-- Begin Source material --
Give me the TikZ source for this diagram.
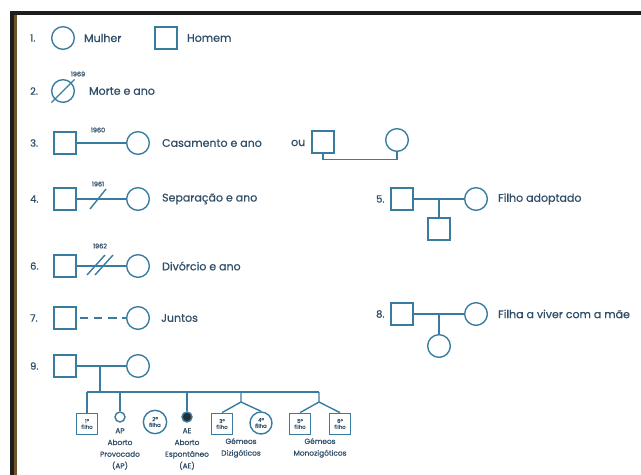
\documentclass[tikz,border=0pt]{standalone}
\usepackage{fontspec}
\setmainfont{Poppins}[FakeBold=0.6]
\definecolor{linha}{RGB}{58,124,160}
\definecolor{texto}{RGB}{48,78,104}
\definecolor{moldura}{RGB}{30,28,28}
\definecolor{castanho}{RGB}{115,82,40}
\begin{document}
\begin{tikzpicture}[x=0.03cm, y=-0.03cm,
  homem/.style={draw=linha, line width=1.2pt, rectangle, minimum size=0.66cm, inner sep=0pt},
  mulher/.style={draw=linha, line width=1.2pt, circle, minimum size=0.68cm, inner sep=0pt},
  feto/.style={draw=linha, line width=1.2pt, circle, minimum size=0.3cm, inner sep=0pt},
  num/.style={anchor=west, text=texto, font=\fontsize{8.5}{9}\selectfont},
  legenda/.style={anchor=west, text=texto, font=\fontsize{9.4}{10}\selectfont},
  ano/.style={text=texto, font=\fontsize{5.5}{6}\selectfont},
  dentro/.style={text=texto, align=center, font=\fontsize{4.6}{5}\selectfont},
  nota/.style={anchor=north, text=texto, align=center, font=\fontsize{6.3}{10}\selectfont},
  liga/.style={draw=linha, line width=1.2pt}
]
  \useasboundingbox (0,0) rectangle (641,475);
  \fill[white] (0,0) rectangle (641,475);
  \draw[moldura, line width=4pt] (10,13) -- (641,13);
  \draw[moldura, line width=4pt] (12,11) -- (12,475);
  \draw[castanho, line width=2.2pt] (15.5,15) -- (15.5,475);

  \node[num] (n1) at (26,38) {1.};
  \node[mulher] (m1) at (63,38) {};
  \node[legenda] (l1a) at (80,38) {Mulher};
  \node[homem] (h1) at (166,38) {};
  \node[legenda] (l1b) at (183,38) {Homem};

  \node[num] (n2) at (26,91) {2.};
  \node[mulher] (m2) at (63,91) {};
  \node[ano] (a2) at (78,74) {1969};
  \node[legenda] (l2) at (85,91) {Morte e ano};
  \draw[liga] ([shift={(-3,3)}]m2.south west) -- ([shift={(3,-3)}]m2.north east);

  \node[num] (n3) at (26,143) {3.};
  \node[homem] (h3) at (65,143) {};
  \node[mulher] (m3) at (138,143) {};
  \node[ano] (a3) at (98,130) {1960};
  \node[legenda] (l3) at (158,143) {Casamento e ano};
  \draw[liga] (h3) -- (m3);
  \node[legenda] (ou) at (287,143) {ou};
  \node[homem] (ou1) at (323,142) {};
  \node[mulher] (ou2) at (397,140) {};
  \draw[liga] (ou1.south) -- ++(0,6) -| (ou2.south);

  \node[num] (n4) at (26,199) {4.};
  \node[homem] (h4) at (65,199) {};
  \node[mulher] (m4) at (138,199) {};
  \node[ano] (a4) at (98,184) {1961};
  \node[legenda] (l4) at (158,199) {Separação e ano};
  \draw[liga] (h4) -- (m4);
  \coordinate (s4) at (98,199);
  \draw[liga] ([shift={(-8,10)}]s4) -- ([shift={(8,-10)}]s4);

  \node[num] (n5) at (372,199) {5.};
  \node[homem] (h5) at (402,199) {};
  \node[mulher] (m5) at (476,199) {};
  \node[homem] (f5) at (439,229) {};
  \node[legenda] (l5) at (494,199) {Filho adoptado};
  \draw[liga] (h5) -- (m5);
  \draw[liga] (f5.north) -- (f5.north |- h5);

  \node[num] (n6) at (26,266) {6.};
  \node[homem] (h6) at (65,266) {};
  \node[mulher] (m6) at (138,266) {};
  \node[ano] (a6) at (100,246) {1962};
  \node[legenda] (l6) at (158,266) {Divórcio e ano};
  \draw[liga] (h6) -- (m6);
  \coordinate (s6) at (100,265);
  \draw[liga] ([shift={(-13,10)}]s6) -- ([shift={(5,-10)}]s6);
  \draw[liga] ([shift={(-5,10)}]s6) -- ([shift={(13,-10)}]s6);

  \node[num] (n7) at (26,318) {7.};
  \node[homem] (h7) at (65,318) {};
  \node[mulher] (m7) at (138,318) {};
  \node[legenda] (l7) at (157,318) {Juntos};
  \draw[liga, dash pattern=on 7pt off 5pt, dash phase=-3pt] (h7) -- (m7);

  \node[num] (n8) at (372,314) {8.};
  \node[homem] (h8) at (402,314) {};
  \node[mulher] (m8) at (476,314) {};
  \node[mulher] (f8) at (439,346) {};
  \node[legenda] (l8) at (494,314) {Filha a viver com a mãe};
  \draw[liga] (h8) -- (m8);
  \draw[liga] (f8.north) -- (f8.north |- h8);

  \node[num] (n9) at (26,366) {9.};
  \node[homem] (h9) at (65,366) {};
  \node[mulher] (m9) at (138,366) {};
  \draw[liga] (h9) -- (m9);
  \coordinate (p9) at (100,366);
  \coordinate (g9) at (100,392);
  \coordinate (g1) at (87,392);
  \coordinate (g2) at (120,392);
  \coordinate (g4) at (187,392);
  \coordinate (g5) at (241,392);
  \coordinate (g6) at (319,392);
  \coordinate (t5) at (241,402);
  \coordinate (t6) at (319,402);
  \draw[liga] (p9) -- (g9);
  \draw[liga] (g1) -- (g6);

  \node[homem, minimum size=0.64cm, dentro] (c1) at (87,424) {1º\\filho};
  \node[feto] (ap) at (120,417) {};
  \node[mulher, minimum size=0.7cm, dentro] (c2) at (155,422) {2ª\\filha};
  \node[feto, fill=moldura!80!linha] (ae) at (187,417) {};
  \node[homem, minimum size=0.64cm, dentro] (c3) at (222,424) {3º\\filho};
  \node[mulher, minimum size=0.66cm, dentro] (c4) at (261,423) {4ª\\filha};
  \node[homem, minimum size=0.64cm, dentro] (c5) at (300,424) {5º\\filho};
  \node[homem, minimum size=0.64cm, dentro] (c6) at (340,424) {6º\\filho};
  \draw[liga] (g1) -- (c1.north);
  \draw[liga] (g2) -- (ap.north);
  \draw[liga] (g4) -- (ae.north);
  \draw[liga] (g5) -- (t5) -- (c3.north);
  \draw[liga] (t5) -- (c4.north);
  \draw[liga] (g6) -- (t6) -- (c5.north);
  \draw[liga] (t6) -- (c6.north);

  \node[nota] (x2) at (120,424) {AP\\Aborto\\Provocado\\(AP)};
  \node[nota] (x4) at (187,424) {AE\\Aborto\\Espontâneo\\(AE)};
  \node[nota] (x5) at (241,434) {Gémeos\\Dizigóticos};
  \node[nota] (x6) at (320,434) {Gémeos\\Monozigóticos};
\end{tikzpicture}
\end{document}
-- End Source material --
Your objective: Exclude the pictures. Write out the remaining data exactly.

Answer below:
Give me the TikZ source for this diagram.
\documentclass[tikz,border=0pt]{standalone}
\usepackage{fontspec}
\setmainfont{Poppins}[FakeBold=0.6]
\definecolor{linha}{RGB}{58,124,160}
\definecolor{texto}{RGB}{48,78,104}
\definecolor{moldura}{RGB}{30,28,28}
\definecolor{castanho}{RGB}{115,82,40}
\begin{document}
\begin{tikzpicture}[x=0.03cm, y=-0.03cm,
  homem/.style={draw=linha, line width=1.2pt, rectangle, minimum size=0.66cm, inner sep=0pt},
  mulher/.style={draw=linha, line width=1.2pt, circle, minimum size=0.68cm, inner sep=0pt},
  feto/.style={draw=linha, line width=1.2pt, circle, minimum size=0.3cm, inner sep=0pt},
  num/.style={anchor=west, text=texto, font=\fontsize{8.5}{9}\selectfont},
  legenda/.style={anchor=west, text=texto, font=\fontsize{9.4}{10}\selectfont},
  ano/.style={text=texto, font=\fontsize{5.5}{6}\selectfont},
  dentro/.style={text=texto, align=center, font=\fontsize{4.6}{5}\selectfont},
  nota/.style={anchor=north, text=texto, align=center, font=\fontsize{6.3}{10}\selectfont},
  liga/.style={draw=linha, line width=1.2pt}
]
  \useasboundingbox (0,0) rectangle (641,475);
  \fill[white] (0,0) rectangle (641,475);
  \draw[moldura, line width=4pt] (10,13) -- (641,13);
  \draw[moldura, line width=4pt] (12,11) -- (12,475);
  \draw[castanho, line width=2.2pt] (15.5,15) -- (15.5,475);

  \node[num] (n1) at (26,38) {1.};
  \node[mulher] (m1) at (63,38) {};
  \node[legenda] (l1a) at (80,38) {Mulher};
  \node[homem] (h1) at (166,38) {};
  \node[legenda] (l1b) at (183,38) {Homem};

  \node[num] (n2) at (26,91) {2.};
  \node[mulher] (m2) at (63,91) {};
  \node[ano] (a2) at (78,74) {1969};
  \node[legenda] (l2) at (85,91) {Morte e ano};
  \draw[liga] ([shift={(-3,3)}]m2.south west) -- ([shift={(3,-3)}]m2.north east);

  \node[num] (n3) at (26,143) {3.};
  \node[homem] (h3) at (65,143) {};
  \node[mulher] (m3) at (138,143) {};
  \node[ano] (a3) at (98,130) {1960};
  \node[legenda] (l3) at (158,143) {Casamento e ano};
  \draw[liga] (h3) -- (m3);
  \node[legenda] (ou) at (287,143) {ou};
  \node[homem] (ou1) at (323,142) {};
  \node[mulher] (ou2) at (397,140) {};
  \draw[liga] (ou1.south) -- ++(0,6) -| (ou2.south);

  \node[num] (n4) at (26,199) {4.};
  \node[homem] (h4) at (65,199) {};
  \node[mulher] (m4) at (138,199) {};
  \node[ano] (a4) at (98,184) {1961};
  \node[legenda] (l4) at (158,199) {Separação e ano};
  \draw[liga] (h4) -- (m4);
  \coordinate (s4) at (98,199);
  \draw[liga] ([shift={(-8,10)}]s4) -- ([shift={(8,-10)}]s4);

  \node[num] (n5) at (372,199) {5.};
  \node[homem] (h5) at (402,199) {};
  \node[mulher] (m5) at (476,199) {};
  \node[homem] (f5) at (439,229) {};
  \node[legenda] (l5) at (494,199) {Filho adoptado};
  \draw[liga] (h5) -- (m5);
  \draw[liga] (f5.north) -- (f5.north |- h5);

  \node[num] (n6) at (26,266) {6.};
  \node[homem] (h6) at (65,266) {};
  \node[mulher] (m6) at (138,266) {};
  \node[ano] (a6) at (100,246) {1962};
  \node[legenda] (l6) at (158,266) {Divórcio e ano};
  \draw[liga] (h6) -- (m6);
  \coordinate (s6) at (100,265);
  \draw[liga] ([shift={(-13,10)}]s6) -- ([shift={(5,-10)}]s6);
  \draw[liga] ([shift={(-5,10)}]s6) -- ([shift={(13,-10)}]s6);

  \node[num] (n7) at (26,318) {7.};
  \node[homem] (h7) at (65,318) {};
  \node[mulher] (m7) at (138,318) {};
  \node[legenda] (l7) at (157,318) {Juntos};
  \draw[liga, dash pattern=on 7pt off 5pt, dash phase=-3pt] (h7) -- (m7);

  \node[num] (n8) at (372,314) {8.};
  \node[homem] (h8) at (402,314) {};
  \node[mulher] (m8) at (476,314) {};
  \node[mulher] (f8) at (439,346) {};
  \node[legenda] (l8) at (494,314) {Filha a viver com a mãe};
  \draw[liga] (h8) -- (m8);
  \draw[liga] (f8.north) -- (f8.north |- h8);

  \node[num] (n9) at (26,366) {9.};
  \node[homem] (h9) at (65,366) {};
  \node[mulher] (m9) at (138,366) {};
  \draw[liga] (h9) -- (m9);
  \coordinate (p9) at (100,366);
  \coordinate (g9) at (100,392);
  \coordinate (g1) at (87,392);
  \coordinate (g2) at (120,392);
  \coordinate (g4) at (187,392);
  \coordinate (g5) at (241,392);
  \coordinate (g6) at (319,392);
  \coordinate (t5) at (241,402);
  \coordinate (t6) at (319,402);
  \draw[liga] (p9) -- (g9);
  \draw[liga] (g1) -- (g6);

  \node[homem, minimum size=0.64cm, dentro] (c1) at (87,424) {1º\\filho};
  \node[feto] (ap) at (120,417) {};
  \node[mulher, minimum size=0.7cm, dentro] (c2) at (155,422) {2ª\\filha};
  \node[feto, fill=moldura!80!linha] (ae) at (187,417) {};
  \node[homem, minimum size=0.64cm, dentro] (c3) at (222,424) {3º\\filho};
  \node[mulher, minimum size=0.66cm, dentro] (c4) at (261,423) {4ª\\filha};
  \node[homem, minimum size=0.64cm, dentro] (c5) at (300,424) {5º\\filho};
  \node[homem, minimum size=0.64cm, dentro] (c6) at (340,424) {6º\\filho};
  \draw[liga] (g1) -- (c1.north);
  \draw[liga] (g2) -- (ap.north);
  \draw[liga] (g4) -- (ae.north);
  \draw[liga] (g5) -- (t5) -- (c3.north);
  \draw[liga] (t5) -- (c4.north);
  \draw[liga] (g6) -- (t6) -- (c5.north);
  \draw[liga] (t6) -- (c6.north);

  \node[nota] (x2) at (120,424) {AP\\Aborto\\Provocado\\(AP)};
  \node[nota] (x4) at (187,424) {AE\\Aborto\\Espontâneo\\(AE)};
  \node[nota] (x5) at (241,434) {Gémeos\\Dizigóticos};
  \node[nota] (x6) at (320,434) {Gémeos\\Monozigóticos};
\end{tikzpicture}
\end{document}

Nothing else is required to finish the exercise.